The NFSA was established in April 1984, before moving to its current location in Acton in October the same year, and current CEO Michael Loebenstein said the biggest changes the venue has seen are technological.
"The media landscape is one of the fastest-paced industries and is marked by the most disruptive technological changes, so change has been permanent for the past 30 years," he said.
The move towards digital has also meant the NFSA's collection is growing at a continually increasing pace.
"We are now at over 2 million collection items, and we celebrated 1 million not even a decade ago," he said.
"At this point in time we still are largely an archive of film reels, vinyl records, magnetic tape, documents and artefact.

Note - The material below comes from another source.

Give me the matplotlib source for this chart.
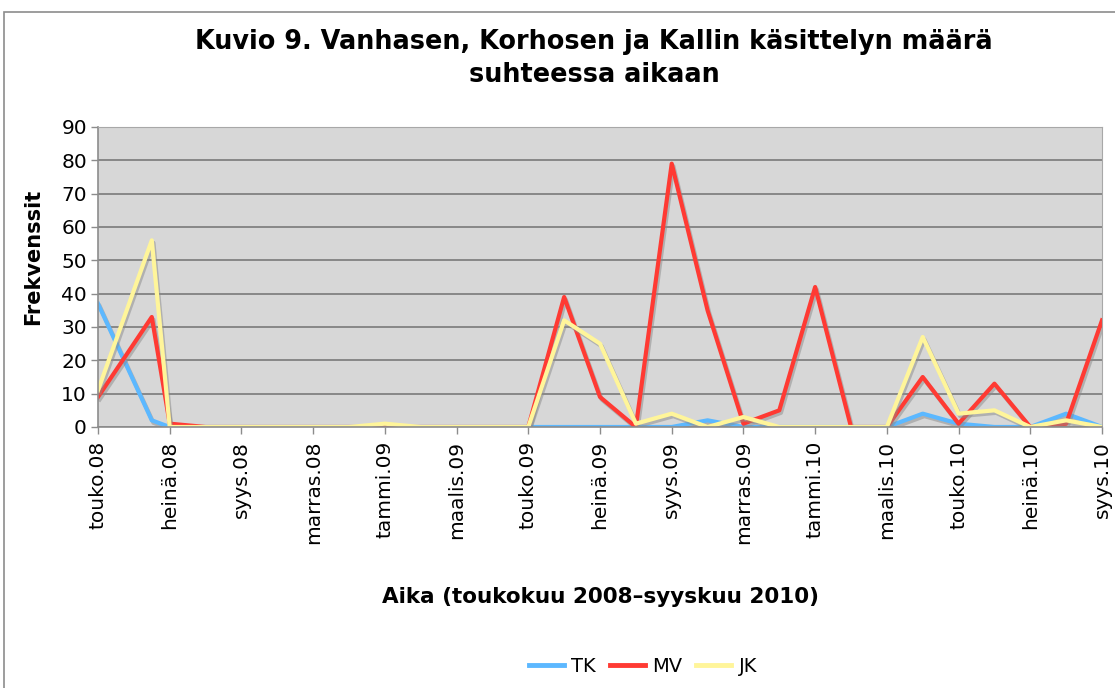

But between 2021 and 2025, our digital collection will have completely dwarfed our analogue collection."
Before the NFSA moved into its art deco venue, designed by the same architect as the Hyatt Hotel and Old Parliament House, the building served as the Institute of Anatomy.
The institute was most famous for housing Phar Lap's heart, which now resides at the National Museum of Australia, but according to Loebenstein, "people still assume we have his heart in the basement".
One of the significant changes to the building over the years has been the conversion of one of the old galleries into the Arc Cinema, which will hold a special screening of Peter Weir's Gallipoli as part of Friday night's celebrations.
Loebenstein said the night will also include a tribute to the 1980s in the Vinyl Lounge, and the screening of items from the archive's television collection, "just to make everyone cringe when they remember the 1980s".